---------- MATERIAL TO PROCESS ----------
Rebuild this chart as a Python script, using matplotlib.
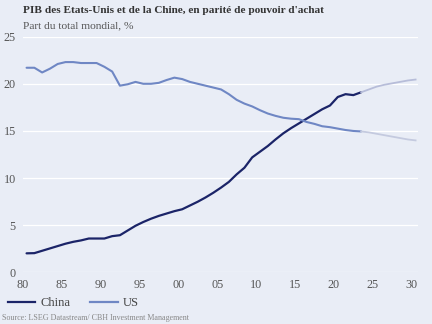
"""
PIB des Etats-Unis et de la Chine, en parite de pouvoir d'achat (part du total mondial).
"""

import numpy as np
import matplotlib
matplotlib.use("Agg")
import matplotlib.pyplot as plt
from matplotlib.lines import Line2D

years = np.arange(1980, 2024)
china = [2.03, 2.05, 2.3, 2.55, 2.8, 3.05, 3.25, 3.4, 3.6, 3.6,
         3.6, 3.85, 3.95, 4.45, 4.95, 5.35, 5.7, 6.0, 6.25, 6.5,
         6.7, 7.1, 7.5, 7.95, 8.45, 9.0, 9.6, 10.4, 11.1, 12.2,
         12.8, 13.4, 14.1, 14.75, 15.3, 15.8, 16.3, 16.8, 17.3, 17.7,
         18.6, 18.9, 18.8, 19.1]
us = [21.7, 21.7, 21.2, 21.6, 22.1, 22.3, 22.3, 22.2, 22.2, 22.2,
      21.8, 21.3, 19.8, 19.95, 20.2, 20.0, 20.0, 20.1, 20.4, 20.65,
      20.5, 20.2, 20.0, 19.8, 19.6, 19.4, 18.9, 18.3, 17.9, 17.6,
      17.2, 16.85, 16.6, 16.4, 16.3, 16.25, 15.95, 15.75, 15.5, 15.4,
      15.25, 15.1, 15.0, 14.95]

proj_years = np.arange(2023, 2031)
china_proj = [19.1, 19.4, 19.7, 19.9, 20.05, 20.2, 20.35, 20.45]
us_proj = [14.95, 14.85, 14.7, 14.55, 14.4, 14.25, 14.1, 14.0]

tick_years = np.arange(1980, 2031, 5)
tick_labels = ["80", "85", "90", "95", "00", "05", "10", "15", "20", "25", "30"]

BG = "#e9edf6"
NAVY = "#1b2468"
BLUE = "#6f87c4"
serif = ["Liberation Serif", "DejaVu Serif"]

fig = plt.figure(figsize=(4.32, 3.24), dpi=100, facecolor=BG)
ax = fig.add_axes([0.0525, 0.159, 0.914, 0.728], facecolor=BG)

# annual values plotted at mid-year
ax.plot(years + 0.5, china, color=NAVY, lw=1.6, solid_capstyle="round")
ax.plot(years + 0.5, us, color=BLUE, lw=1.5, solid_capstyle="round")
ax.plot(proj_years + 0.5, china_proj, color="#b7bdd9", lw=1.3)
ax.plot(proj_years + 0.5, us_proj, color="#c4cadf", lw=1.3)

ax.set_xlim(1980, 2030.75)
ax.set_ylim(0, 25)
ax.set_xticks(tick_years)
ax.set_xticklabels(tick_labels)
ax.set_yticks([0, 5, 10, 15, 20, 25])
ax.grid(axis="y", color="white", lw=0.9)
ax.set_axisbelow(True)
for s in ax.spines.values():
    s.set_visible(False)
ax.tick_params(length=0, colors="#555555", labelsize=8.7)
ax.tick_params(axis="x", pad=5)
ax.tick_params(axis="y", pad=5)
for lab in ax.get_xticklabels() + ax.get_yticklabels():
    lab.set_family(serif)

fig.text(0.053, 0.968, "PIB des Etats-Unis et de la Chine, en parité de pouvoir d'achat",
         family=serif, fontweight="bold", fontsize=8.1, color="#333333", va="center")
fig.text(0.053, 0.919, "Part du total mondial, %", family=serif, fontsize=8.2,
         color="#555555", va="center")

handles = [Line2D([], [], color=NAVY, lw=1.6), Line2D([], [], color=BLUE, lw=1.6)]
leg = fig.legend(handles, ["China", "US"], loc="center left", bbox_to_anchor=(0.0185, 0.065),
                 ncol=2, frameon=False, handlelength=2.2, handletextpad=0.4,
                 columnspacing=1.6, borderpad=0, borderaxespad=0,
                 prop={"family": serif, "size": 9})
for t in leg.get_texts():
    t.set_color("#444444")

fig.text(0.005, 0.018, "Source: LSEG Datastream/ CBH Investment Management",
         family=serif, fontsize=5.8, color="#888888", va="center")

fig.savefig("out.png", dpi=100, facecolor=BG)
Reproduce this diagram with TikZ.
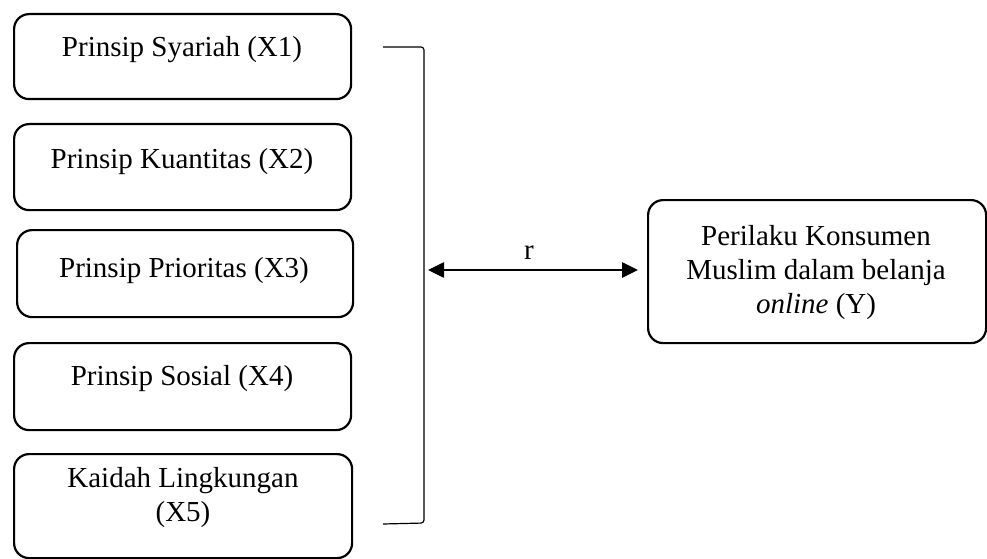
----------
--- THE PROBLEM ---
Without any pictures, reproduce the lines from the first one in the material through the line that has "from matplotlib.lines import Line2D", exactly as they appear.

--- EXERCISE ANSWER ---
Rebuild this chart as a Python script, using matplotlib.
"""
PIB des Etats-Unis et de la Chine, en parite de pouvoir d'achat (part du total mondial).
"""

import numpy as np
import matplotlib
matplotlib.use("Agg")
import matplotlib.pyplot as plt
from matplotlib.lines import Line2D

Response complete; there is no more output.